Richard Branson–Backed Boom Will Fly Across the Atlantic in Under 4 Hours

Jaw-dropping concept planes seem to be a recent craze. From the Skreemr , a proposal for an airplane that flies from New York to London in 30 minutes, to a hybrid rocket–jet engine called Sabre that could lead to low-cost space travel, technology seems to be moving toward a world of faster aeronautics. The one parallel for these plans, though, is that they’re years away from becoming true prototypes. Yet, one company, Boom Technology, might be closer to significantly changing the way we travel. A one-way flight from San Francisco to Tokyo, for example, typically takes around 11 hours. Boom wants to shatter that with a reduced duration of under five hours. Headquartered in Colorado, the supersonic jet start-up is building a plane that travels 2.2 times the speed of sound, or roughly 1,500 m.p.h., and more than 2.6 times faster than current airline standards. What’s more, with a little help from Sir Richard Branson , founder of Virgin Group, Boom might be airborne by late 2017 with a prototype.

In a recently penned deal, Boom signed a partnership with Virgin Galactic, a subsidiary of Branson’s Virgin Group, valued around $2 billion. The agreement is a ten-plane option from Virgin Galactic and its manufacturing wing, the Spaceship Co. In other words, the Branson-owned brand hasn’t bought any planes, but having seen the initial technical specs of these Boom aircraft, Virgin Galactic will purchase ten of them if all goes as planned.

A rendering of Boom’s airplane at London’s Heathrow airport.
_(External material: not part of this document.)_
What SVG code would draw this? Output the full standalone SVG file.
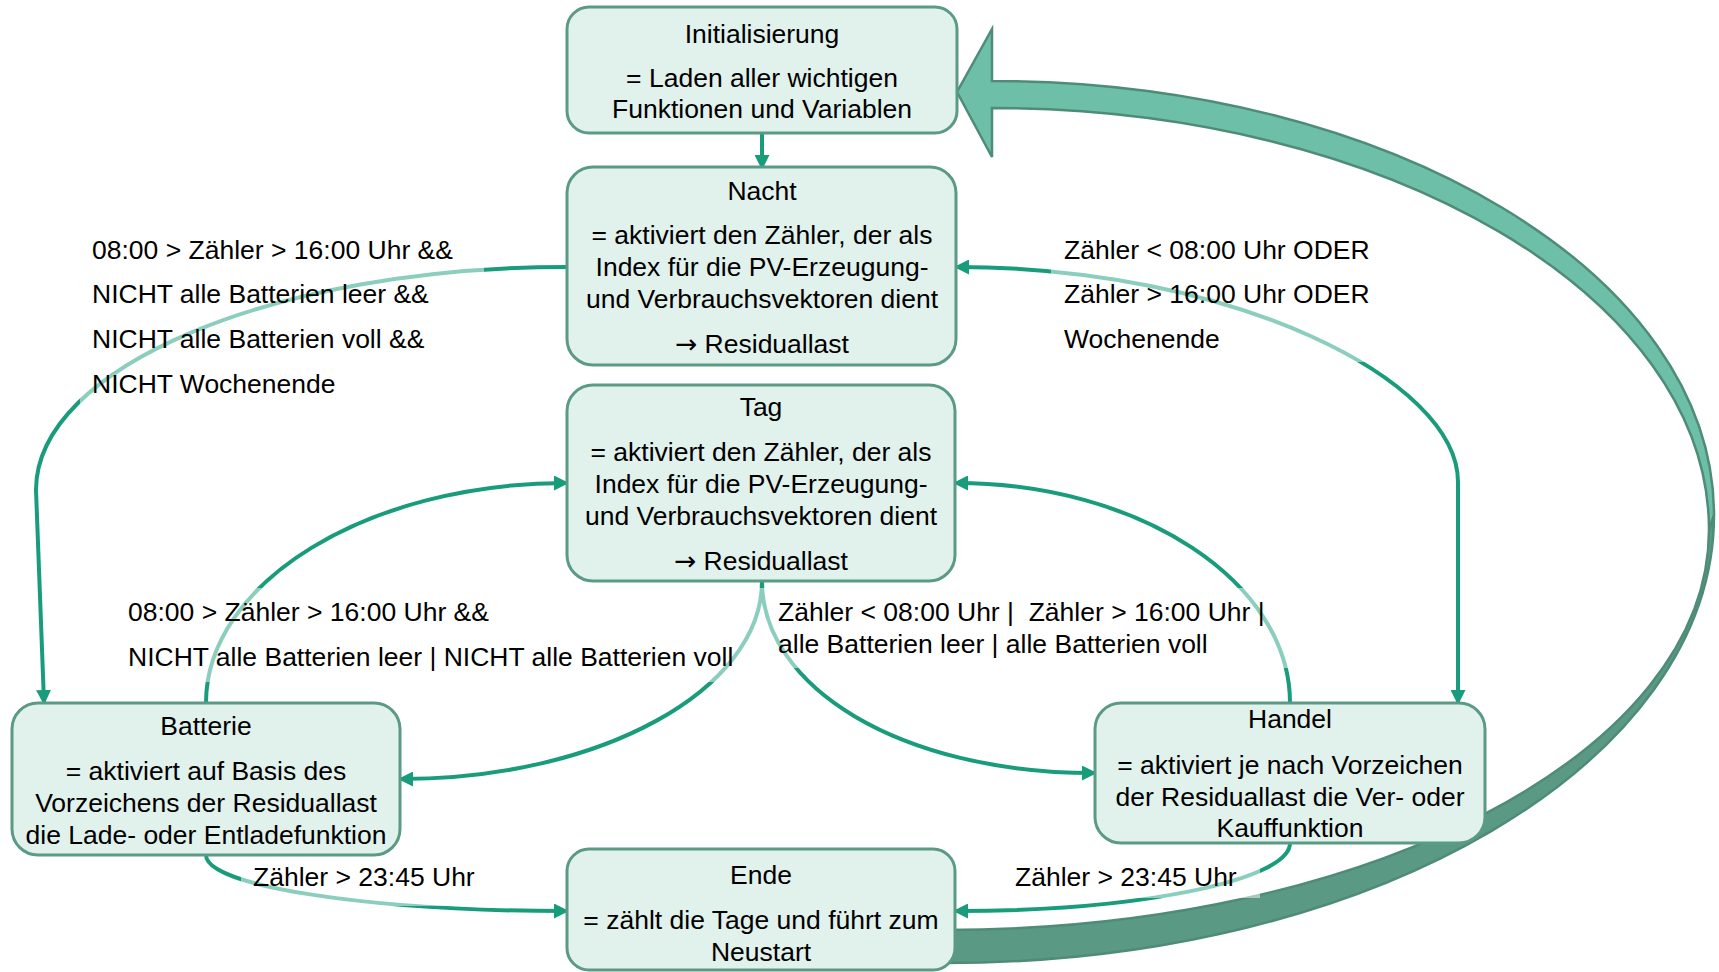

When the Mach-2 Concorde from Airbus debuted in 1973 and traversed the Atlantic Ocean in 3.5 hours, the world thought it had found its answer to hyperfast air travel. Yet, three decades later the Concorde was decommissioned, due in part to rising maintenance costs as well as the $20,000 price tag for each ticket. Boom is projecting a $5,000 ticket price for each of the 40 seats its aircraft will hold. Although that’s still a hefty amount for airfare, it certainly is much less than what a flight on the Concorde would cost now, had it remained in service. Perhaps, come late 2017, if all goes as expected for the team at Boom, traveling from New York to London will be as convenient as New York to Washington D.C.